Nun ist klar, wo der Atommüll dereinst vergraben werden soll. Das geologische Tiefenlager für radioaktive Abfälle soll in der Region Nördlich Lägern entstehen, genauer gesagt im Kanton Zürich, in Stadel. Die Gemeinde mit gut 2000 Einwohnerinnen und Einwohner liegt nur wenige Kilometer nördlich der Stadt Zürich.
Erfreut über den Entscheid der Nagra ist man dort nicht.«Wir haben natürlich immer gehofft, dass unsere Region nicht als Standort ausgesucht wird», sagt der Stadler Gemeindepräsident Dieter Schaltegger, «aber jetzt ist es halt so.» Der Gemeinderat wolle sich aber zuerst überzeugen lassen, dass Stadel tatsächlich der sicherste Standort für ein solches Tiefenlager sei, sagte Schaltegger am Montag an einer Medienkonferenz.
Auch vor dem Einkaufsladen im Dorfzentrum von Stadel nehmen die Einwohnerinnen und Einwohner den Entscheid eher gelassen zur Kenntnis. «Natürlich sind wir nicht begeistert. Aber auch wir verursachen Abfall und brauchen Elektrizität. Wir akzeptieren deshalb den Entscheid», sagt eine Frau aus Stadel. «Irgendwo muss dieser Abfall ja hin», ergänzt ein anderer Stadler. Grosser Widerstand scheint es in der Bevölkerung der Unterländer Gemeinde nicht zu geben.
Eine Frau zeigt sich dann aber doch etwas besorgt. Sie frage sich, ob dieses Tiefenlager tatsächlich sicher sei. «Es besteht doch eine gewisse Gefahr für unsere Nachkommen. Das macht mir Angst.» Auf die Frage, ob sie sich das Tiefenlager lieber in einer anderen Region gewünscht hätte, sagt sie aber: «Nein, ich will auch nicht andere Leute damit belasten.»

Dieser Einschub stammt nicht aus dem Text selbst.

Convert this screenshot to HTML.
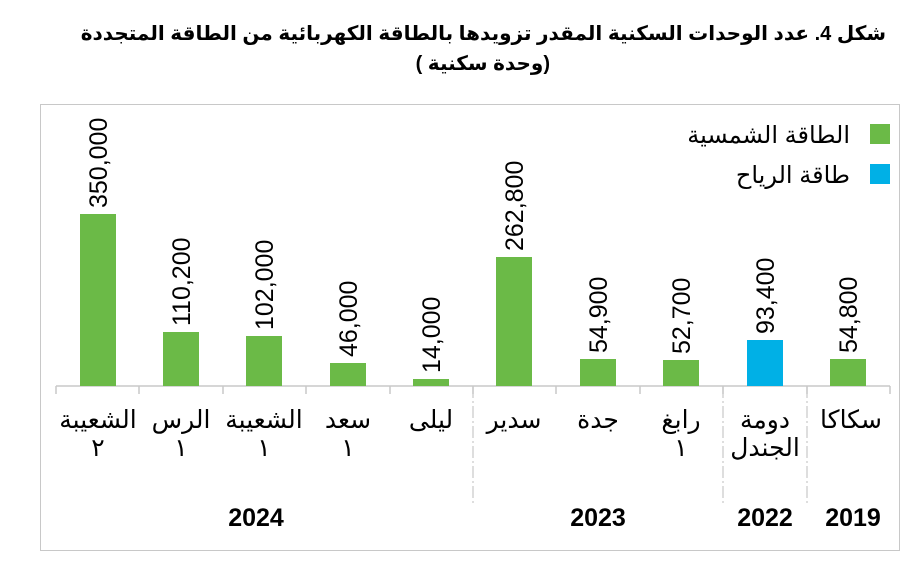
<!DOCTYPE html>
<html><head><meta charset="utf-8"><style>
body{margin:0;background:#fff;width:916px;height:562px;overflow:hidden}
</style></head><body>
<svg width="916" height="562" xmlns="http://www.w3.org/2000/svg" font-family="Liberation Sans, DejaVu Sans, Noto Sans CJK SC, sans-serif">
<text x="886" y="40" text-anchor="start" font-size="20" font-weight="bold" direction="rtl">شكل 4. عدد الوحدات السكنية المقدر تزويدها بالطاقة الكهربائية من الطاقة المتجددة</text>
<text x="550" y="70" text-anchor="start" font-size="20" font-weight="bold" direction="rtl">(وحدة سكنية )</text>
<rect x="40.5" y="104.5" width="859" height="446" fill="none" stroke="#c8c8c8"/>
<rect x="870" y="124" width="20" height="20" fill="#6bba47"/>
<rect x="870" y="164" width="20" height="20" fill="#00b0e6"/>
<text x="850" y="143" text-anchor="start" font-size="24" direction="rtl">الطاقة الشمسية</text>
<text x="850" y="183" text-anchor="start" font-size="24" direction="rtl">طاقة الرياح</text>
<g stroke="#c8c8c8" stroke-width="1.5">
<line x1="56" y1="386" x2="890" y2="386"/>
<line x1="56" y1="386" x2="56" y2="394"/><line x1="139" y1="386" x2="139" y2="394"/><line x1="223" y1="386" x2="223" y2="394"/><line x1="306" y1="386" x2="306" y2="394"/><line x1="390" y1="386" x2="390" y2="394"/><line x1="473" y1="386" x2="473" y2="394"/><line x1="556" y1="386" x2="556" y2="394"/><line x1="640" y1="386" x2="640" y2="394"/><line x1="723" y1="386" x2="723" y2="394"/><line x1="807" y1="386" x2="807" y2="394"/><line x1="890" y1="386" x2="890" y2="394"/>
</g>
<g stroke="#c8c8c8" stroke-width="1.2" stroke-dasharray="12,3,2,3">
<line x1="473" y1="386" x2="473" y2="505"/><line x1="723" y1="386" x2="723" y2="505"/><line x1="807" y1="386" x2="807" y2="505"/>
</g>
<g fill="#6bba47">
<rect x="80" y="214" width="36" height="172"/>
<rect x="163" y="332" width="36" height="54"/>
<rect x="246" y="336" width="36" height="50"/>
<rect x="330" y="363" width="36" height="23"/>
<rect x="413" y="379" width="36" height="7"/>
<rect x="496" y="257" width="36" height="129"/>
<rect x="580" y="359" width="36" height="27"/>
<rect x="663" y="360" width="36" height="26"/>
<rect x="830" y="359" width="36" height="27"/>
</g>
<rect x="747" y="340" width="36" height="46" fill="#00b0e6"/>
<g font-size="25" fill="#000">
<text transform="translate(107,208) rotate(-90)">350,000</text>
<text transform="translate(190,326) rotate(-90)">110,200</text>
<text transform="translate(273,330) rotate(-90)">102,000</text>
<text transform="translate(357,357) rotate(-90)">46,000</text>
<text transform="translate(440,373) rotate(-90)">14,000</text>
<text transform="translate(523,251) rotate(-90)">262,800</text>
<text transform="translate(607,353) rotate(-90)">54,900</text>
<text transform="translate(690,354) rotate(-90)">52,700</text>
<text transform="translate(774,334) rotate(-90)">93,400</text>
<text transform="translate(857,353) rotate(-90)">54,800</text>
</g>
<g font-size="25" text-anchor="middle">
<text x="98" y="428">الشعيبة</text><text x="98" y="456">٢</text>
<text x="181" y="428">الرس</text><text x="181" y="456">١</text>
<text x="264" y="428">الشعيبة</text><text x="264" y="456">١</text>
<text x="348" y="428">سعد</text><text x="348" y="456">١</text>
<text x="431" y="428">ليلى</text>
<text x="514" y="428">سدير</text>
<text x="598" y="428">جدة</text>
<text x="681" y="428">رابغ</text><text x="681" y="456">١</text>
<text x="765" y="428">دومة</text><text x="765" y="456">الجندل</text>
<text x="851" y="428">سكاكا</text>
</g>
<g font-size="25" font-weight="bold" text-anchor="middle">
<text x="256" y="526">2024</text>
<text x="598" y="526">2023</text>
<text x="765" y="526">2022</text>
<text x="853" y="526">2019</text>
</g>
</svg>
</body></html>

Zürcher Regierung sichert Gemeinden Unterstützung zu
Ähnlich reagiert auch der Zürcher Regierungsrat auf den Standortentscheid der Nagra. Die Zürcher Regierung habe den Standort nicht gewünscht. Es sei aber wichtig, dass dieser radioaktive Abfall am sichersten Ort gelagert werde, sagt der zuständige Grüne Regierungsrat Martin Neukom. «Wenn dieser sicherste Ort bei uns im Kanton Zürich ist, dann tragen wir diese Verantwortung.» Man wolle die betroffenen Gemeinden aber bestmöglich unterstützen, betont Neukom.
Dies erhoffen sich auch die Zürcher Parteien von links bis rechts. Denn es gebe noch viele offenen Fragen. Die Frage nach dem Grundwasser etwa: «Das Tiefengrundwasser darf in keinem Fall von diesen Strahlen kontaminiert werden», sagt GLP-Kantonsrätin Nathalie Aeschbacher. Es sei wichtig, dass man nun alle Tatsachen auf den Tisch lege. Die Grüne Kantonsrätin Wilma Willi, selber im Zürcher Unterland wohnhaft, verlangt vor allem eines: Transparenz. «Das ist für uns, die in der Region wohnen, am wichtigsten.» Willi forderte schon in einem Vorstoss, dass das Prozedere durch internationale Wissenschaftlerinnen und Wissenschaftler begleitet werden soll.
Auch für die SP sind noch viele Fragen ungeklärt. Besonders wichtig sei, dass die radioaktiven Abfälle irgendwann wieder ausgegraben werden könnten, sagt Kantonsrätin Sibylle Jüttner. «Dass wir irgendwann die Chance haben, besseres oder sogar sinnvolles mit diesem Abfall zu machen.» Dies findet auch Stefan Schmid von der SVP wichtig. Das sei man den zukünftigen Generationen schuldig. «Wir wissen ja nicht, ob das Material irgendwann wiederverwendet werden kann.» Auch die Frage der Abgeltung für die betroffenen Gemeinden sei noch offen, sagt Barbara Franzen von der FDP. «Es ist wichtig, dass man diesen Prozess nun anpackt.»